Let the Beauty of what you Love be what you Do...

Monday, June 18, 2012

"Wilderness is not a luxury, but a necessity of the human spirit..."
~Edward Abbey

So true! Most of my hiking this summer has consisted of local hikes in & around town... which is great, but I really love going deeper in to the mountain wilderness. Last week, a friend I had the same midweek day off... so off to the mountains we went! Our hike started out at the Santa Fe Ski Basin, around 10,000 feet and had us hiking 11 miles up & over 3 peaks~ Deception, Lake, & Penitente. (12,320, 12,409 & 12,249 ft respectively.)
View from Raven's Ridge looking over the burn area from last years Pacheco Fire~

and up to the peaks we would soon ascend.

Climbing higher, we reach & surpass tree line to the summit of Deception Peak... just to the left in the distance.

I am always amazed that these  tiny, delicate, beautiful flowers grow in such high, rugged, windswept country!

We are rewarded for our climb with amazing views in all directions, and breathe deep the thin, clean air.

View into the valley from Deception Peak.
View from Lake Peak down to Nambe Lake Basin.

View from Lake Peak

The trail crosses one of the last snow banks of the season, ascending to Penitente Peak in distance.

View of Santa Fe Baldy from Penitente Peak. I love the scale & how the trees look so miniature.

Back into the valley, we stroll through one of my favorite meadows. 
The remainder of our hike is an easy stroll after the descending the Peaks, and I take in all the detail & beauty that nature has to offer.


Monday, June 4, 2012

Tales from an Apartment Dwelling Potter

While my clay classes at the College are finished for the Semester, I am not certainly not finished with clay!  I am now back to hand building Micaceous Clay Pots... which is why on any given day off from work, my apartment may look like this~

or this~

Mixing & Wedging Clay
 or this!

That is the nice thing about hand coiling pots, or doing clay sculpture work. While it would be great to have a real studio, if you are determined enough & are willing to deal with the mess & clean up involved, you can make it work in a fairly small space... in my case, it's my kitchen.
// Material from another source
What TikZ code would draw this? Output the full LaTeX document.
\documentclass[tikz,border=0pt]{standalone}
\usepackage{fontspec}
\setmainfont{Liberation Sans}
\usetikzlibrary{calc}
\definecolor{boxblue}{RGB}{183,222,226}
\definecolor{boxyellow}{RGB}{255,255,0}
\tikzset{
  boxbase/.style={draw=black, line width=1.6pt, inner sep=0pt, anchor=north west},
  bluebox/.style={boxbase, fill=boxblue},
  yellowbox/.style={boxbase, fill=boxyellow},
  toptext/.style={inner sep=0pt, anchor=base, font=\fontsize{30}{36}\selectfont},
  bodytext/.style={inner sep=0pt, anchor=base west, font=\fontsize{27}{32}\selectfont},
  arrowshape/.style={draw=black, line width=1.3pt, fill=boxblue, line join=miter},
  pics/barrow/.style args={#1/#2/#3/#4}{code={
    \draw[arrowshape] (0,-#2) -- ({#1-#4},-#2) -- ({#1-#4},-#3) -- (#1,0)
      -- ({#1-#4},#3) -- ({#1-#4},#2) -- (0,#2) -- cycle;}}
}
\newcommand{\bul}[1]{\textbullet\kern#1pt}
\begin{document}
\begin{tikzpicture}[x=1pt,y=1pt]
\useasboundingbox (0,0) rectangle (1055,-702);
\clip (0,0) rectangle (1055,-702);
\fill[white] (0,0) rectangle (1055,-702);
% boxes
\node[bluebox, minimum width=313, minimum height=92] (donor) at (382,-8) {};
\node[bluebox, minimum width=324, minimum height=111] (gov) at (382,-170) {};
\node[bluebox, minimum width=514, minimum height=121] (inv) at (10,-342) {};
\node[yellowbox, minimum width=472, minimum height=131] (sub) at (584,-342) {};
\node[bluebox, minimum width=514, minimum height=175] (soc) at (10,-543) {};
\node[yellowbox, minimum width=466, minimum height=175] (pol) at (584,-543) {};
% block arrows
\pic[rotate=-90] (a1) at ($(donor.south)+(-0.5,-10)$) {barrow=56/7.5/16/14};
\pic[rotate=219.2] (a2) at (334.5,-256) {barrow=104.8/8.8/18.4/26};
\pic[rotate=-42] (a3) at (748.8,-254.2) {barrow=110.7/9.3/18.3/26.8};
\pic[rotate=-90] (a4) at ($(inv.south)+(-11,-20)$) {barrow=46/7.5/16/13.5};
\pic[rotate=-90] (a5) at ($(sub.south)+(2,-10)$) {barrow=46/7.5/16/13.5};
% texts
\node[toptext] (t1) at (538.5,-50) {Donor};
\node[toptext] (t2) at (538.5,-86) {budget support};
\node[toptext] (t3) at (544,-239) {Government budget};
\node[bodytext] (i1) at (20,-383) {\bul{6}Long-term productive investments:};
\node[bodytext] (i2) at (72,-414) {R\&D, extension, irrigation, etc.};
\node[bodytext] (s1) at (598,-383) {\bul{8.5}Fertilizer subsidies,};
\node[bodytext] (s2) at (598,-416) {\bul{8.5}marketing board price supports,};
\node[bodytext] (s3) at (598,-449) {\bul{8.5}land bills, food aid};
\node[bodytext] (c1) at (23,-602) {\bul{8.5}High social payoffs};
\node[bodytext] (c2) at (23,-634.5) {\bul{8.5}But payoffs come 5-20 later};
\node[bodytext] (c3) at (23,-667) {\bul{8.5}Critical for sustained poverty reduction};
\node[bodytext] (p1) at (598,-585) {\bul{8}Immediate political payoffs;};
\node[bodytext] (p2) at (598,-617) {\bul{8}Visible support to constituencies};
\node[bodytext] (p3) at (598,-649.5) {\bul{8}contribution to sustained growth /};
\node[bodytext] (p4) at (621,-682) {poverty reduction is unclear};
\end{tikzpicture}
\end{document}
But luckily, I have another place to learn & work, because as it turns out, just as my classes were finishing up at the Community College, my  Micaceous Clay instructor was offering a clay class at his studio in Tijeras, NM. I've been spending my Saturdays there, and then trying to put into practice what I'm learning in my little "Kitchen Studio" back at home.

Above, my first pot from class. (In the drying stage. Keep in mind, all these pots are all Raw, needing several stages of scraping, sanding, burnishing/polishing & firing before they are finished!)

For my second pot, I chose to make a casserole. They are pretty challenging for me, so I  was pretty excited about this one!

Until I flipped it over for drying & this happened~ Arrrrggh! I've never had a pot crack this humongously before!
But! A perfect opportunity to test out what I like to call "The Apartment Dwellers Clay Recycle System." 

I had another pot to recycle as well. (During the drying stage, it had developed a very small but critical crack near the bottom of the pot.)

After a bit, it looked like this.

In goes the cracked casserole.

I smashed it into pieces & let it soak in water.

Over the next several days, I stirred it & let it soak... pouring off the excess water at the top.

I then transferred it to an old pillow case, and lined a clay box with a trash bag, so that the excess moisture wouldn't make a huge mess all over the floor. After several days of flipping it, it still was not getting dry enough, so I transferred it to another pillow case- this one split open to increase the surface area to air ratio. 

I put it outside in the dry summer air... keeping an eye on it & turning/mixing it as needed. Is this exciting stuff, or what?!

 Soon enough it was back to the right consistency & I wedged it back up as you see above...

Recycled Clay Pot

and gave it new life in the form of a bean pot.
I also made another casserole to replace the one that didn't make it.

Pics before & after the handle is added.

This time it dried fine except for a crack in the lid where the handle was added, but that can be repaired, which I am working on now.

Another bean pot...
(I cut the rim down significantly from what is shown here.)

and another.

This pot I made w/ the help of my instructor last saturday. It's a fluted casserole dish, and I find the form to be quite lovely. I found it so lovely in fact, that I made another one today! Getting over my attachment to every piece, I also recycled another pot today. It was a little on the thick side, & I decided I wasn't really crazy about the shape, sooooo...

After a few hard thunks on concrete, and a little hammering action... back into the bucket it goes.

It'll be interesting to see what this one turns into after the recycle process!